We thank all the reviewers for their helpful comments!
Reviewer1:
Thanks for your positive review!
Reviewer2:
1. We propose a novel search space that combines the number of heads and tensor-level mixed-precision MXInt quantization. For example, the search space size in Fig.2 is 6x5^(2x8x12), for 6 head number choices/layer, 5 precision choices/operand, 2 operands/GEMM, 8 GEMMs/layer, 12 layers. We will add this to the caption.
2(Q). Our MXInt quantization focuses on mixed mantissa bitwidth(averaged ~5 bits) for better scalability(Sec.III.C). Additionally, PTQ is only applicable for quantization, and changing the number of heads requires training. Fig.7&8 illustrate searching for the number of heads can further improve area efficiency compared to quantization-only approaches.
3. a) Hardware design choices such as mapping on AIEs or PL have non-linear trade-offs between area and performance, making existing search algorithms such as TPE(https://optuna.readthedocs.io/en/stable/reference/samplers/generated/optuna.samplers.TPESampler.html) unapplicable. Instead, we use random search to improve the hardware design efficiency, as shown in Sec.IV.
b) We follow existing NAS work(https://arxiv.org/pdf/1906.11829,https://arxiv.org/pdf/2001.01233) and train one epoch per variant. We will clarify that in Sec.III.
4. Existing GPUs do not support MXInt or mixed-precision lower than 4 bits, so it is unfair for quantization comparison.
5. We will add tokens/Joule results to table-III&IV.
6. We will add following related work for comparison(we are the first targeting designs with AIEs):
https://ieeexplore.ieee.org/document/9218596
https://ieeexplore.ieee.org/document/9586121
https://ieeexplore.ieee.org/document/9218749
https://ieeexplore.ieee.org/document/9502478
https://ieeexplore.ieee.org/document/9712541
https://ieeexplore.ieee.org/document/9774574
https://ieeexplore.ieee.org/document/8953587
https://ieeexplore.ieee.org/document/9060902
https://ieeexplore.ieee.org/document/9912074
https://ieeexplore.ieee.org/document/9586250
https://ieeexplore.ieee.org/document/10396202
https://ieeexplore.ieee.org/document/9444059
https://ieeexplore.ieee.org/document/10137094
https://ieeexplore.ieee.org/document/10505904
https://dl.acm.org/doi/10.1145/3490422.3502364
Reviewer3:
(Q) The trend is 1 head.
We agree that this is an interesting but *FPGA-specific* observation.
1. Inside a dataflow-style implementation, increasing the number of attention heads introduces additional logic&interface overhead as more hardware blocks are instantiated.
2. However, reducing the head number can hurt model accuracy instead. Current Table-III&IV present results on a simple task:*ag_news*, where the impact on accuracy is not signicant.
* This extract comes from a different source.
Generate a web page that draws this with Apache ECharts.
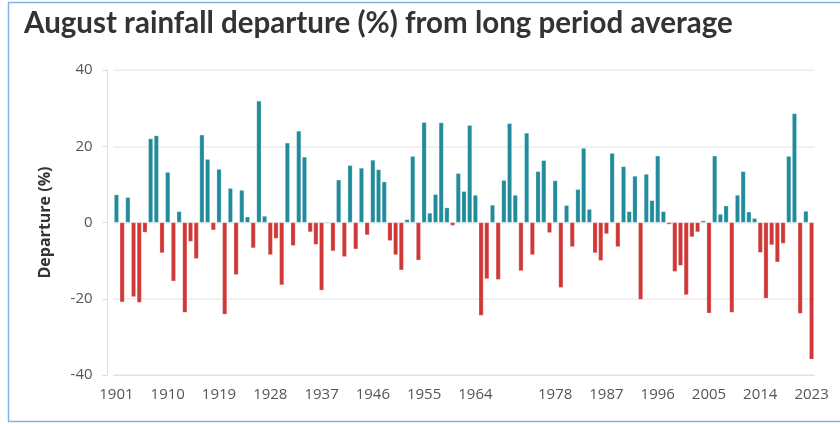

However, we have also evaluated our methodlogy on more complex tasks: *emotion*, *tweet_eval-sentiment* and *imdb* in Fig.7&8. Actually, only 2 designs(out of 6) in *emotion*, 1 in *imdb* and none in *tweet_eval-sentiment* have single-head results. We will label all head numbers in Fig.7&8 to clarify this.
(Q) Training details
We train all variants for 1 epoch and further train the top 10% variants in terms of 1-epoch accuracy for another 4 epochs. For datasets that already have train, validation, and test splits like tweet_eval-sentiment, we directly reuse the split. For datasets that only have a train and a test spit such as *ag_news* and *imdb*, we create a new train and a new validation split from the original train split with train:validation=8:2. Both the batch-size and the sequence length are 128 for all training. For example, with 120k training samples in *ag_news*, we split them into 96k and 24k, and have 750 training steps per epoch. We will add these details to Sec.IV.
Reviewer4:
--(Q) We change the number of heads and the size per head to keep the total weight size the same between variants.
--(Q) We agree that searching for more hyper-parameters is interesting but faces different challenges when combined with hardware design constraints. This will be our future work.
-- Our output is a design having AIEs in FP32 and PL in tensor-level mixed-precision MXInt.
-- We observed that the order of quantization and head-search may affect final results. Here we empirically choose an efficient order. We will clarify that in Sec.III.
-- We target fixed device count and TPS, and search for area-efficient mapping. For simplicity, we focus on data and pipeline parallelism. We will clarify that in Sec.IV.
-- Thanks for your advice. We will add more discussion(response to Reviewer3) to Sec.IV.